Eirik Fuller <eirik@netcom.com> has been exchanging email with me,
and he has tracked down what appears to be some problems on _some_
installations of Linux -- or, at least, one problem, but that
doesn't seem to afflict _my_ particular installation.
The problem he found, as the result of IMO some decent debugging work
on his part, was that somehow "struct rlimit" in his
/usr/include/sys/resource.h file was declaring its members (rm_cur and
rm_max, or whatever) as "int", while Linux (the kernel) was writing them
as "long" -- 64 bits. The upshot for him was that the call to getrlimit()
in toplev.c (the main() in cc1) was overwriting argc (with the 8MB figure ;-),
which led to problems later on.
I don't have that specific problem. My /usr/include/sys/resource.h #include's
<linux/resource.h>, which properly sets up the rlimit struct -- I've verified
this using "gcc ... -E toplev.c", because You Never Know.
But, the fact remains that I have a cc1 that not only segfaults immediately
on execution, but crashes gdb as soon as it reaches the call to malloc()
that results from the call to init_lex(). (This is _not_ the first call
to malloc()!!)
I'm too busy with g77 and other stuff to track this down, but I will make it
a high priority _if_ I run into it after I install the newest Craftworks
Linux AXP distribution (meaning it isn't fixed) and there's nobody else
looking into it. Though, Eirik is going to give it a try -- I've uploaded
the buggy cc1 for him to see if he can reproduce the problem, get any further
with his ELF-based system and hand-built ECOFF gdb (my system's ECOFF-based),
etc.
But, at least Eirik already discovered something I hadn't paid any attention
to before -- gcc's toplev.c module, which gets invoked for all the "major"

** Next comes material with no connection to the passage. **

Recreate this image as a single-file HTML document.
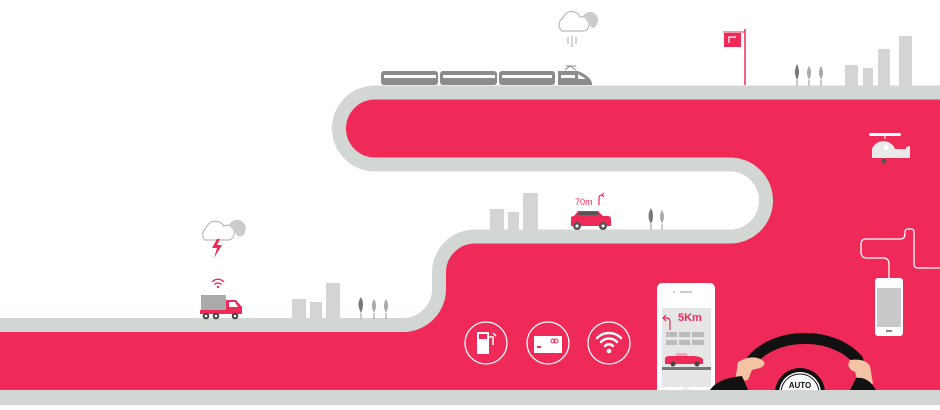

compilation phases of each language (gcc's cc1, g++'s cc1plus, g77's f771,
and so on), tries to increase the stack size from the current value to the
maximum as soon as it can.
Maybe 8MB is plenty, but if there's any concern, perhaps the default
_maximum_ stack size for Linux/AXP could be quadrupled. That way, most
programs would still get the 8MB size (which presumably yields better
performance or less resource hogging, when that's enough), while programs
that know they want more space can get it by calling setrlimit(), like gcc's
toplev.c does.
Just a thought.
In any case, the fact that my cc1 problem goes away just by changing the size
of a global array of constants suggests to me that there _is_ a hard-to-track
bug lurking in there somewhere. It might be convenient for me, and everyone,
if it disappears (e.g. once I upgrade), but I'd really rather Eirik or someone
track it down (to both the bug that crashes cc1 _and_ the bug that crashes gdb
as well) so that, at least, we can be sure it's been fixed, not just swept
under the rug by having the locations of things in memory move sufficiently
to hide it. OTOH, given that so much has changed in Linux since my system
was put together last May, it's entirely reasonable to expect that this lurking
bug lurks no longer -- has been fixed by the ongoing work. It'll be wonderful
if we get a definitive answer on this.
tq vm, (burley)